Off the mark by a game
November 16, 2003
I have to admit I was wrong in predicting that the All Blacks would go crashing out of the World Cup rugby tournament when they played South Africa in the quarter-finals. No, I was off by a game - they went down in the semi-finals and one of the main reasons for that was the persistence with Leon MacDonald as centre.
In that quarter-final, South Africa played the worst they have played in any World Cup and the Blacks had stepped up a notch. It looked like MacDonald's selection as centre would wash. He scored a try in that game and also kicked a few penalties.
But it was an illusion as he was hardly tested. And in the semi-final against Australia, he came unstuck. He missed two penalties and a drop goal. He was guilty of letting Australian fly-half Stephen Larkham break through time and again. Larkham is one of those players who is scared to even come within touching distance of Tana Umaga, the injured Blacks vice-captain who normally plays at centre.
The question must be asked - when Ma'a Nonu was picked as a reserve centre for the tournament why was he played only in the easier league games? Is this some kind of fallback to last year's theory that only pakeha can play the game in a disciplined manner?
More importantly, Carlos Spencer, the Blacks stand-off and playmaker, has some weaknesses in defence and Umaga has more than covered for him as well. Against Australia in the semi-final, Spencer had no protection and had to put all his efforts into defence instead of thinking up moves for his own backs to break through.
Yet that wasn't the entire story. Australia changed their game and, while running the ball wide, did not use that as their number one tactic to score. Their main tactic was to retain possession no matter how many phases they went through and frustrate New Zealand into making mistakes. They have watched England and learned well - this is the main weapon for the lads from Old Blighty. You need a reliable place kicker for this plan to come off and Elton Flatley did not disappoint - though, arguably, most of his kicks were from easy angles.
Australia was also helped by the fact that the match was under the supervision of Englishman Chris White - for a long time, teams from the Southern Hemisphere have had problems with the way referees from the Northern Hemisphere interpret the rule regarding the formation of a ruck. New Zealand's Ritchie McCaw, arguably the best loose side flanker in the world, conceded two penalties by attempting to get the ball out with his hands when he was justified in doing so. Both times White ruled that the ruck had already formed. Australia were prudent enough not to indulge themselves when in White's direct line of vision.

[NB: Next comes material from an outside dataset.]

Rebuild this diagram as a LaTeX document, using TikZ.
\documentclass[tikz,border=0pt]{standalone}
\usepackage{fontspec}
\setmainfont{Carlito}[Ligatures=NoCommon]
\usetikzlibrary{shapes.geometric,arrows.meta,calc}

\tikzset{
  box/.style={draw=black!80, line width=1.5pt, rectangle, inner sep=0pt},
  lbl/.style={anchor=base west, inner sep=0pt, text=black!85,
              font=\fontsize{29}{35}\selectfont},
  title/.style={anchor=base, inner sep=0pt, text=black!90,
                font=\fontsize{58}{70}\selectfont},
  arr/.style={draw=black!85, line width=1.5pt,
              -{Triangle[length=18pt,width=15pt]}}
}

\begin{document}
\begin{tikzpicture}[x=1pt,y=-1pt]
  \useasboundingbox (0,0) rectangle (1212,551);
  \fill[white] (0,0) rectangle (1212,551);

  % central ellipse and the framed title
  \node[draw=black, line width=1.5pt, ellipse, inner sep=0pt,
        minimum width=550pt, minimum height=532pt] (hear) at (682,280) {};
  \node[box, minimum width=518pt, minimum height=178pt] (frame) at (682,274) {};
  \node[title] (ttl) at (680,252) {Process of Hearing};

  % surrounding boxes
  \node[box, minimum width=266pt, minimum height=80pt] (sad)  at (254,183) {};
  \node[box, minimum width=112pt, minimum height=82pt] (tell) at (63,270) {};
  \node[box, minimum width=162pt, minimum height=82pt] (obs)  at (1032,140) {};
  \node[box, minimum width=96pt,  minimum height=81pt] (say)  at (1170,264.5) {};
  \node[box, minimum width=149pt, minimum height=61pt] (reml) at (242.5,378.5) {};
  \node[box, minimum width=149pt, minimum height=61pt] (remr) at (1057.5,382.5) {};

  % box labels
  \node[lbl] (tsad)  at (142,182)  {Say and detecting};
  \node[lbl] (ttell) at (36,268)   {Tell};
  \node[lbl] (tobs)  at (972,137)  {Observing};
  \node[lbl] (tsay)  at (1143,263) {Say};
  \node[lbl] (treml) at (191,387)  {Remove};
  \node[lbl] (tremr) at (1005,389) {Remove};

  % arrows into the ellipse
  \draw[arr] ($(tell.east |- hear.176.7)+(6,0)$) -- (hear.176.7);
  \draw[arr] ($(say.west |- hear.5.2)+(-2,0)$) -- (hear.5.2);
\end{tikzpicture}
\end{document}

White also erred in not sending off George Smith who, in the first half, hit Justin Marshall with a crunching tackle in the ribs well after the Blacks scrum-half had got rid of the ball. Marshall, who played a pivotal role in the quarter-final, had to be replaced soon after the second half began. All that Smith earned was a few words - the same as dished out to Blacks skipper Reuben Thorne in the second half when he committed himself to a tackle on Mat Rogers and then managed to keep it down to a shoulder bump.
New Zealand were not helped either by a dubious ruling by video referee Jonathan Kaplan, after Malili Muliaina went over by the corner flag and scored. Kaplan ruled that he had knocked the ball forward. Muliaina got the ball down and then it rolled loose - if one had to go by Kaplan's judgement, then MacDonald's try against South Africa the previous week was also a knock-on as he let the ball roll loose after grounding it within the try-in goal area.
The All Blacks seemed stunned by the decision and never recovered. Minutes later, Spencer's long loop-around pass to MacDonald was intercepted by Stirling Mortlock who raced nearly the length of the entire field to score. Even Joe Rokocoko could not chase him down. The irony of the situation was that if the pass had reached Rokocoko via MacDonald as Spencer intended, the winger would have had a clear run to the try-in goal area - he was a few feet away and nobody was there to stop him.
But there was an indication that the All Blacks were nervous right at the start when Thorne opted for kicking the first and second penalties which they got, rather than going for tries. Up until this point during the 2003 season, the Blacks have always backed their own ability - this was the first time they opted for the conservative option and it showed that the change in Wallaby tactics had got to them.
It was something like the quarter-final when the All Blacks lifted their game a few notches from their last league outing and South Africa played like fools. This time the fools were the All Blacks. They had no answer after that try by Mortlock and let Australia dictate the pace and tactics of the game. They had no plan B, made no bid to score points through field goals - though Aaron Mauger kicked one against South Africa - and seemed to have resigned themselves to defeat well before the whistle blew.
Australia should be congratulated for playing within themselves and keeping their kicking down to a minimum. During the Trinations tournament, they kicked like fools and lost possession time and again, most of the time putting the ball down Muliaina's throat. This time they did nothing of the kind. But faced with an England outfit which practices similar tactics, I wonder how they will fare.
Yes, despite falling flat on my face with my earlier prediction, I'm willing to go another round and predict that England will defeat France in the semi-final which begins in about 40 minutes. But I've been wrong once before - and I could be this time too.